Abstract

Due to increasing environmental requirements and efforts to improve fuel quality, hydro-processing has attained worldwide importance as a critical oil refining operation. Hydro-processing involve hydrogenation of oil fractions and subsequent separations at high-temperature, high-pressure and high hydrogen fugacity. Thus, effective thermodynamic modeling of hydro-processing systems allows accurate vapor and liquid property calculation to solve mass-energy hydro-processing balances. In this work, experimental data of high-pressure vapor-liquid equilibrium of binary systems consisting of hydrogen and Diesel hydrocarbons were compiled and used to statistically calibrate classical cubic equations-of-state and variants with different alpha functions.

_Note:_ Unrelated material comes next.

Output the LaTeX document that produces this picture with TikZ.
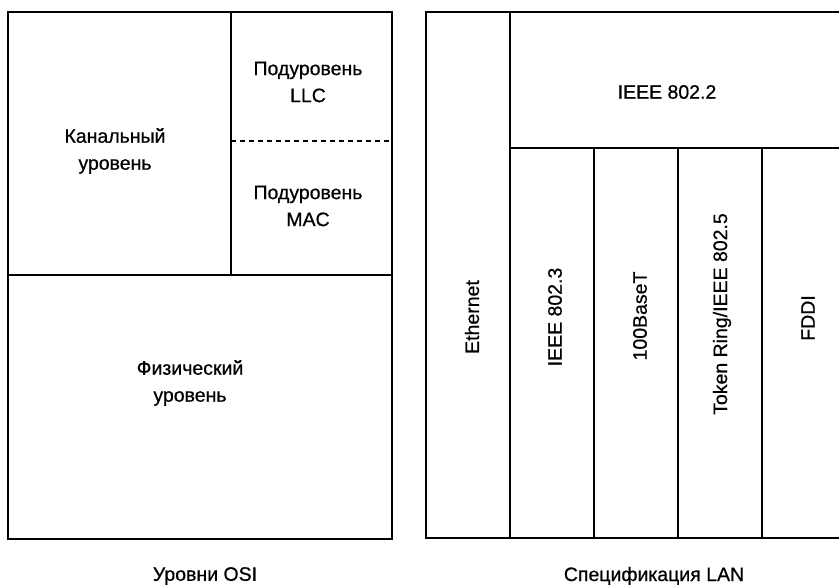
\documentclass[tikz,border=0pt]{standalone}
\usepackage{fontspec}
\setmainfont{Liberation Sans}
\newfontfamily\lblfont{Liberation Sans}[FakeBold=0.6]
\begin{document}
\begin{tikzpicture}[x=1pt,y=-1pt,
  frame/.style={line width=1.4pt, line cap=rect},
  lbl/.style={align=center, inner sep=0pt, font=\lblfont\fontsize{19.5}{27}\selectfont},
  vlbl/.style={lbl, rotate=90}]
\useasboundingbox (0,0) rectangle (839,585);
\fill[white] (0,0) rectangle (839,585);
\begin{scope}
\clip (0,0) rectangle (839,585);
% left: OSI levels
\draw[frame] (8,12) rectangle (392,539);
\draw[frame] (231,12) -- (231,275);
\draw[frame] (8,275) -- (392,275);
\draw[line width=1.1pt, dash pattern=on 5pt off 4pt] (231,141) -- (392,141);
% right: LAN specification
\draw[frame] (850,12) -- (426,12) -- (426,538) -- (850,538);
\draw[frame] (510,12) -- (510,538);
\draw[frame] (510,148) -- (850,148);
\draw[frame] (594,148) -- (594,538);
\draw[frame] (678,148) -- (678,538);
\draw[frame] (762,148) -- (762,538);
\end{scope}
% labels
\node[lbl] (dl) at (115,151) {Канальный\\уровень};
\node[lbl] (llc) at (308,82) {Подуровень\\LLC};
\node[lbl] (mac) at (308,206) {Подуровень\\MAC};
\node[lbl] (phy) at (190,383) {Физический\\уровень};
\node[lbl] (i8022) at (667,92) {IEEE 802.2};
\node[vlbl] (eth) at (472,317) {Ethernet};
\node[vlbl] (i8023) at (555,317) {IEEE 802.3};
\node[vlbl] (b100) at (640,316) {100BaseT};
\node[vlbl] (tr) at (722,314) {Token Ring/IEEE 802.5};
\node[vlbl] (fddi) at (808,318) {FDDI};
\node[lbl] (cosi) at (205,576) {Уровни OSI};
\node[lbl] (clan) at (654,576) {Спецификация LAN};
\end{tikzpicture}
\end{document}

To accomplish this, the Maximum Likelihood Principle was used to conduct the implicit estimation of binary interaction parameters of hydrogen and each one of 22 hydrocarbons (paraffin, naphthenic and aromatic hydrocarbons) typical of Diesel fractions. Several statistical estimators were used to evaluate the estimated parameters as well as to test the insertion of a second binary interaction parameter or temperature dependence. In general, the FT Equation-of-State – i.e., the Peng-Robinson Equation-of-State using Fu & Tan alpha function for hydrogen – attained the best adherence to data and this adherence is improved by using two binary interaction parameters per pair or imposing temperature-dependence on the binary interaction parameter.